Whether you are preparing for maternity leave, about to return to work after a baby or have already made the transition, the experts at Medela recommend considering these important workplace qualities:
Time and space. Employers are required to provide reasonable break time for an employee to express breast milk for one year after the child’s birth. Employers are also required to provide a place, other than a bathroom, that is shielded from view and free from intrusion from coworkers and the public which may be used by an employee to express breast milk. If you are planning to pump, check to see if your office has a private space to do so, and ensure there are accommodations to allow you to properly clean and sanitize your breast pump.
Travel considerations. If you are required to travel for work, look into your company’s existing policy on breast milk shipping and storage. With more women in the workforce, some companies include breast milk shipping as a benefit for women who have recently given birth who may need to travel.
Supportive resources. Some companies provide educational resources about continuing to breastfeed while working full-time. Ask if your employer provides resources to help you navigate the demands of breastfeeding, or if it provides access to virtual on-demand support such as a lactation consultant. See if your employer can connect you to another mom or parent who can help you or offer advice as you make the transition.
Other accommodations.
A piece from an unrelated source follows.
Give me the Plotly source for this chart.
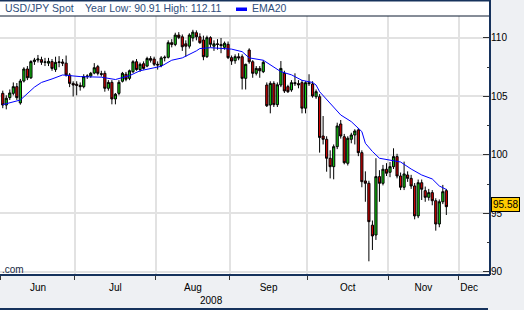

As breast milk feeding becomes increasingly commonplace, companies are implementing policies to better accommodate working parents. Examples include extended parental leave, flexible hours, on-site child care and access to programs such as March of Dimes’ Healthy Babies Healthy Business program and New Moms’ Healthy Returns, a resource for employers created by Medela and Mamava.
3 Tips for Breastfeeding at Work
Returning to work after the birth of a baby demands organization and prioritization. This is especially true for parents who want to continue breastfeeding. Consider these tips when planning the transition:
Know your legal rights.Educate yourself on your federally protected rights so you can take a stand if your rights aren’t respected. Employers in the U.S. are required to provide breastfeeding moms with a private place and reasonable break time to pump.
Bring a backup. Consider keeping a spare breast pump kit in your car or at your office, just in case you find yourself without the parts you need to pump, like storage bags. You may even consider an extra breast pump to eliminate the hassle of carrying one back and forth.
Reduce unnecessary stressors. Stress can affect your milk supply and make pumping more difficult. It can be a challenge to manage all the stressors, but finding a space at work that feels calm and peaceful can make a difference. Make signs so you’re not interrupted, and schedule time on your calendar so colleagues know you’re not available.